Article 2 : La demande présentée par la société Laurent Paillas devant le tribunal administratif de Châlons-en-Champagne et ses conclusions présentées devant le Conseil d'Etat en application des dispositions de l'article L. 761-1 du code de justice administrative sont rejetées.
Article 3 : La société Laurent Paillas versera une somme de 3 500 euros à la société Cophignon, de 2 000 euros à l'Office public de l'habitat des Ardennes - Habitat 08 et de 1 000 euros à la société Thévenin en application des dispositions de l'article L. 761-1 du code de justice administrative.
Article 4 : La société Laurent Paillas versera une somme de 35 euros à la société Cophignon au titre de l'article R. 761-1 du code de justice administrative.
Article 5 : La présente décision sera notifiée à la société Cophignon, à l'Office public de l'habitat des Ardennes - Habitat 08, à la société Laurent Paillas et à la société Thévenin.

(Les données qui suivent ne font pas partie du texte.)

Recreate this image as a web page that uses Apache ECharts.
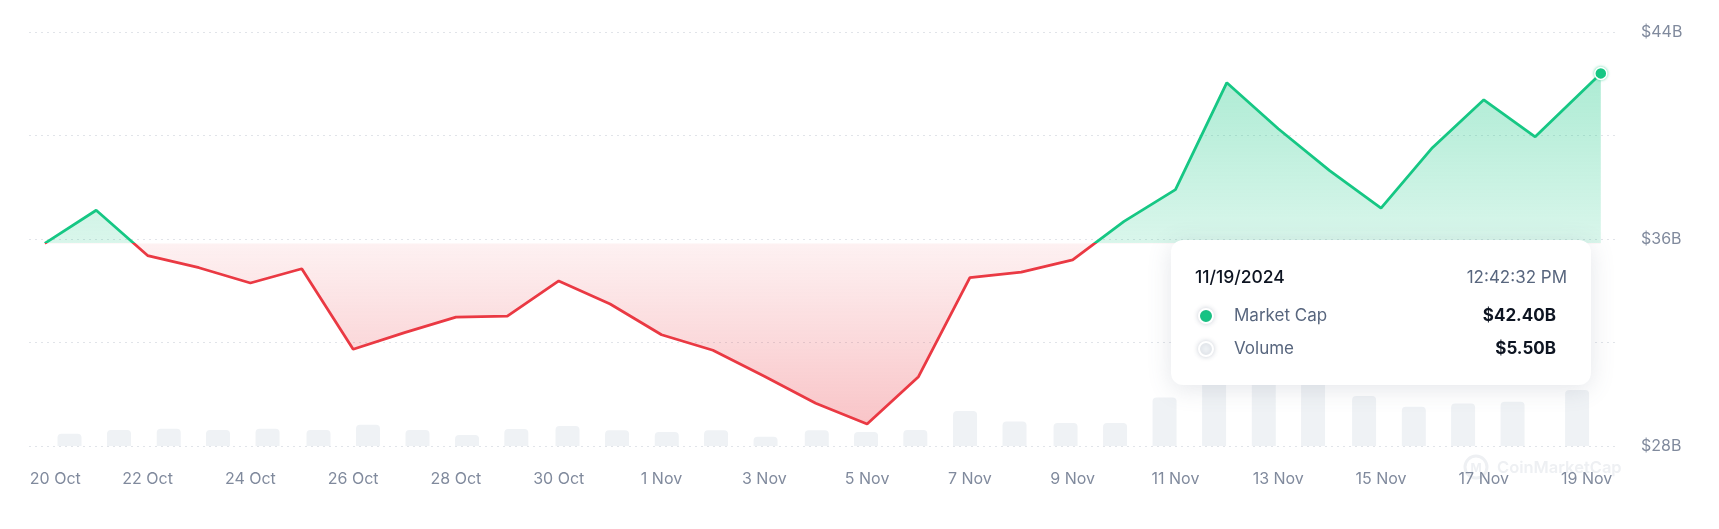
<!DOCTYPE html>
<html><head><meta charset="utf-8">
<script src="https://cdn.jsdelivr.net/npm/echarts@6/dist/echarts.min.js"></script>
<style>html,body{margin:0;padding:0;background:#fff;overflow:hidden}#c{width:1719px;height:529px}</style>
</head><body><div id="c"></div>
<script>
// ---- data (values in billions of USD) ----
const capTimes = ['2024-10-20 00:00','2024-10-21 00:00','2024-10-22 00:00','2024-10-23 00:00','2024-10-24 00:00','2024-10-25 00:00','2024-10-26 00:00','2024-10-27 00:00','2024-10-28 00:00','2024-10-29 00:00','2024-10-30 00:00','2024-10-31 00:00','2024-11-01 00:00','2024-11-02 00:00','2024-11-03 00:00','2024-11-04 00:00','2024-11-05 00:00','2024-11-06 00:00','2024-11-07 00:00','2024-11-08 00:00','2024-11-09 00:00','2024-11-10 00:00','2024-11-11 00:00','2024-11-12 00:00','2024-11-13 00:00','2024-11-14 00:00','2024-11-15 00:00','2024-11-16 00:00','2024-11-17 00:00','2024-11-18 00:00','2024-11-19 06:38'];
const capValues = [35.83,37.11,35.36,34.89,34.30,34.85,31.74,32.38,32.98,33.02,34.38,33.49,32.30,31.70,30.70,29.65,28.85,30.68,34.51,34.72,35.19,36.68,37.91,42.04,40.26,38.64,37.19,39.53,41.38,39.95,42.40];
const volTimes = ['2024-10-20 11:32','2024-10-21 10:39','2024-10-22 09:52','2024-10-23 08:53','2024-10-24 08:01','2024-10-25 07:49','2024-10-26 06:56','2024-10-27 06:03','2024-10-28 05:11','2024-10-29 04:12','2024-10-30 04:06','2024-10-31 03:14','2024-11-01 02:27','2024-11-02 01:28','2024-11-03 00:35','2024-11-04 00:30','2024-11-04 23:31','2024-11-05 22:32','2024-11-06 21:45','2024-11-07 20:51','2024-11-08 20:41','2024-11-09 19:48','2024-11-10 18:55','2024-11-11 18:03','2024-11-12 17:15','2024-11-13 16:16','2024-11-14 16:06','2024-11-15 15:19','2024-11-16 14:20','2024-11-17 13:26','2024-11-18 19:34'];
const volValues = [1.21,1.57,1.70,1.57,1.70,1.57,2.09,1.57,1.08,1.67,1.96,1.54,1.37,1.54,0.91,1.54,1.37,1.57,3.44,2.42,2.26,2.26,4.78,7.9,8.6,7.1,4.91,3.86,4.19,4.35,5.50];
const xTickDates = ['2024-10-20','2024-10-22','2024-10-24','2024-10-26','2024-10-28','2024-10-30','2024-11-01','2024-11-03','2024-11-05','2024-11-07','2024-11-09','2024-11-11','2024-11-13','2024-11-15','2024-11-17','2024-11-19'];
const xTickLabels = ['20 Oct','22 Oct','24 Oct','26 Oct','28 Oct','30 Oct','1 Nov','3 Nov','5 Nov','7 Nov','9 Nov','11 Nov','13 Nov','15 Nov','17 Nov','19 Nov'];
const yTickValues = [28,32,36,40,44];
const yTickLabels = ['$28B','','$36B','','$44B'];
const tipDate = '11/19/2024';
const tipTime = '12:42:32 PM';
const seriesNames = ['Market Cap','Volume'];

function ts(s){const p=s.split(' ');const d=p[0].split('-').map(Number);const t=(p[1]||'00:00').split(':').map(Number);return Date.UTC(d[0],d[1]-1,d[2],t[0],t[1]);}
const capData = capTimes.map((t,i)=>[ts(t),capValues[i]]);
const volData = volTimes.map((t,i)=>[ts(t),volValues[i]]);
const tickTs = xTickDates.map(ts);
const base = capValues[0];
const last = capData.length-1;
const GREEN='#16c784', RED='#ea3943', FONT='Inter';

const chart = echarts.init(document.getElementById('c'), null, {renderer:'canvas'});
const fmtB = v => '$' + v.toFixed(2) + 'B';

chart.setOption({
  animation:false,
  grid:{left:29,right:104,top:32,bottom:83,containLabel:false},
  xAxis:{type:'value',min:ts('2024-10-19 16:37'),max:ts('2024-11-19 13:16'),scale:true,
    axisLine:{show:false},axisTick:{show:false},splitLine:{show:false},
    axisLabel:{customValues:tickTs,margin:25,fontFamily:FONT,fontSize:16,color:'#808a9d',hideOverlap:false,
      formatter:function(v){const i=tickTs.indexOf(v);if(i<0)return '';return i===0?'{f|'+xTickLabels[i]+'}':xTickLabels[i];},
      rich:{f:{padding:[0,0,0,21],fontFamily:FONT,fontSize:16,color:'#808a9d'}}}},
  yAxis:[
    {type:'value',position:'right',min:28,max:44,interval:4,
      axisLine:{show:false},axisTick:{show:false},
      splitLine:{show:true,lineStyle:{color:'#e1e4e9',width:1,type:[2,4]}},
      axisLabel:{margin:26,fontFamily:FONT,fontSize:16,color:'#808a9d',
        formatter:function(v){const i=yTickValues.indexOf(v);return i<0?'':yTickLabels[i];}}},
    {type:'value',min:0,max:40.7,show:false,splitLine:{show:false}}
  ],
  series:[
    {id:'cap',name:seriesNames[0],type:'line',data:capData,yAxisIndex:0,showSymbol:false,z:3,
      lineStyle:{width:2.8,color:GREEN},
      areaStyle:{origin:base,opacity:1,color:'rgba(22,199,132,0.2)'},
      markPoint:{silent:true,symbol:'circle',symbolSize:12,label:{show:false},
        itemStyle:{color:GREEN,borderColor:'#ffffff',borderWidth:1.5,shadowBlur:3,shadowColor:'rgba(22,199,132,0.55)'},
        data:[{coord:capData[last]}]}},
    {id:'vol',name:seriesNames[1],type:'bar',data:volData,yAxisIndex:1,barWidth:24,z:1,
      itemStyle:{color:'#eff2f5',borderRadius:[4,4,0,0]}}
  ]
});

// colours keyed to the baseline (first value), placed through the axis scale
const yTop = chart.convertToPixel({yAxisIndex:0},44);
const yBot = chart.convertToPixel({yAxisIndex:0},28);
const yBase = chart.convertToPixel({yAxisIndex:0},base);
const off = (yBase-yTop)/(yBot-yTop);
const G = echarts.graphic.LinearGradient;
chart.setOption({series:[{id:'cap',
  lineStyle:{width:2.8,color:new G(0,yTop,0,yBot,[
    {offset:0,color:GREEN},{offset:off,color:GREEN},{offset:off,color:RED},{offset:1,color:RED}],true)},
  areaStyle:{origin:base,opacity:1,color:new G(0,yTop,0,yBot,[
    {offset:0,color:'rgba(22,199,132,0.40)'},
    {offset:off,color:'rgba(22,199,132,0.16)'},
    {offset:off,color:'rgba(234,57,67,0.07)'},
    {offset:1,color:'rgba(234,57,67,0.32)'}],true)}}]});

// tooltip card + watermark
const TX=1171, TY=240, ZT=100;
chart.setOption({graphic:[
  {type:'circle',z:0,silent:true,shape:{cx:1476,cy:467,r:11},style:{fill:'none',stroke:'#eef0f3',lineWidth:3}},
  {type:'text',z:0,silent:true,x:1476,y:468,style:{text:'M',align:'center',verticalAlign:'middle',font:'700 12px Inter',fill:'#eef0f3'}},
  {type:'text',z:0,silent:true,x:1497,y:468,style:{text:'CoinMarketCap',verticalAlign:'middle',font:'600 16.5px Inter',fill:'#eef0f3'}},
  {type:'rect',z:ZT,silent:true,shape:{x:TX,y:TY,width:420,height:145,r:12},style:{fill:'#ffffff',shadowBlur:24,shadowOffsetY:4,shadowColor:'rgba(88,102,126,0.16)'}},
  {type:'text',z:ZT+1,silent:true,x:TX+24,y:TY+38,style:{text:tipDate,verticalAlign:'middle',font:'500 17.5px Inter',fill:'#0d1421'}},
  {type:'text',z:ZT+1,silent:true,x:TX+396,y:TY+38,style:{text:tipTime,align:'right',verticalAlign:'middle',font:'400 17px Inter',fill:'#58667e'}},
  {type:'circle',z:ZT+1,silent:true,shape:{cx:TX+35,cy:TY+76,r:7},style:{fill:GREEN,stroke:'#fff',lineWidth:2,shadowBlur:5,shadowColor:'rgba(88,102,126,0.25)'}},
  {type:'text',z:ZT+1,silent:true,x:TX+63,y:TY+76,style:{text:seriesNames[0],verticalAlign:'middle',font:'400 17px Inter',fill:'#58667e'}},
  {type:'text',z:ZT+1,silent:true,x:TX+385,y:TY+76,style:{text:fmtB(capValues[last]),align:'right',verticalAlign:'middle',font:'700 17px Inter',fill:'#0d1421'}},
  {type:'circle',z:ZT+1,silent:true,shape:{cx:TX+35,cy:TY+109,r:7},style:{fill:'#eff2f5',stroke:'#fff',lineWidth:2,shadowBlur:5,shadowColor:'rgba(88,102,126,0.25)'}},
  {type:'text',z:ZT+1,silent:true,x:TX+63,y:TY+109,style:{text:seriesNames[1],verticalAlign:'middle',font:'400 17px Inter',fill:'#58667e'}},
  {type:'text',z:ZT+1,silent:true,x:TX+385,y:TY+109,style:{text:fmtB(volValues[last]),align:'right',verticalAlign:'middle',font:'700 17px Inter',fill:'#0d1421'}}
]});
</script></body></html>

Délibéré dans la séance du 8 mars 2013 où siégeaient : M. Edmond Honorat, Président adjoint de la Section du Contentieux, présidant ; M. Rémy Schwartz, M. Jacques-Henri Stahl, Présidents de sous-section ; M. Francis Lamy, M. Olivier Rousselle, M. Gilles Bardou, Mme Isabelle de Silva, M. Nicolas Boulouis, Conseillers d'Etat et M. Frédéric Dieu, Maître des Requêtes-rapporteur.